Con il quinto motivo la societa', denunciando violazione dell'articolo 2729 c.c., nonche' omessa ed insufficiente motivazione, allega che la presunzione logica, in base alla quale il giudice di appello ritiene la natura subordinata del secondo rapporto sul presupposto della subordinazione riscontrata nel primo rapporto di lavoro, e' illogica o addirittura inesistente difettando qualsivoglia riferimento agli indizi gravi, precisi e concordanti.

Il motivo e' infondato.

Difatti, la Corte partenopea relativamente al secondo rapporto di lavoro, in ordine al quale la societa' aveva dedotto la occasionalita' e non continuita' della prestazione lavorativa, riconosce la continuita' della detta prestazione lavorativa - e quindi la subordinazione - sulla base delle dichiarazioni della teste che aveva lavorato con il To. sino al 1998 e, solo con riferimento alla eventuale cessazione del rapporto di lavoro della richiamata teste prima della fine del 1998, ritiene che il rapporto di lavoro del To. sia continuato sino al dicembre 1998 con le stesse modalita' di esecuzione riferite dal teste.
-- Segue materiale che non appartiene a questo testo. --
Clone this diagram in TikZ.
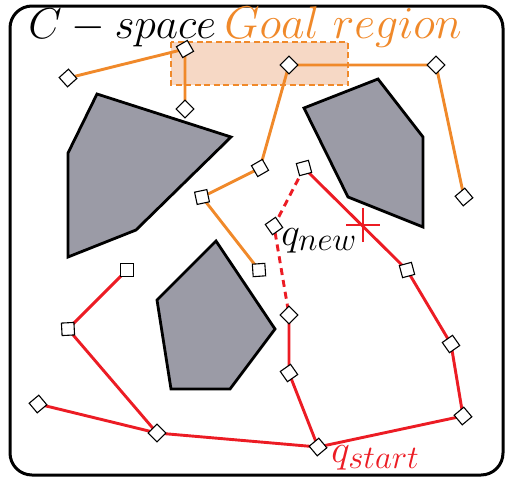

Non coglie, quindi, nel segno la censura della societa' ricorrente la quale non tiene conto, nello svolgere la sua critica, della specifica motivazione sviluppata sul punto dalla Corte territoriale la quale esclusivamente a "conforto" - e pertanto ad ulteriore conferma - delle conclusioni a cui perviene, rileva che vi e' la presunzione logica "che, essendo incontestata tra le parti la sussistenza, per il precedente periodo lavorativo, della natura subordinata del rapporto e quindi della continuita' della prestazione, si deve presumere anche per il periodo successivo una continuita' delle prestazioni rese".

Ne' puo' sottacersi che per correttamente investire questa Corte della questione di cui trattasi la societa' non si doveva limitare a censurare solo ed esclusivamente siffatta ultima ratio decidendi, ma doveva investire anche l'altra indicata autonoma ratio decidendi (cfr., in merito, ex multis, Cass. 26 marzo 2001 n. 4349, Cass. 27 marzo 2001 n 4424 e da ultimo Cass. 20 novembre 2009 n. 24540).

Sulla base delle esposte considerazioni, in conclusione, il ricorso va rigettato.

Le spese del giudizio di legittimita' seguono la soccombenza.

P.Q.M.

LA CORTE

rigetta il ricorso e condanna la ricorrente al pagamento delle spese del giudizio di legittimita' liquidate in euro 10,00 per esborsi oltre euro 2.500,00 per onorario ed oltre spese generali, IVA e CPA.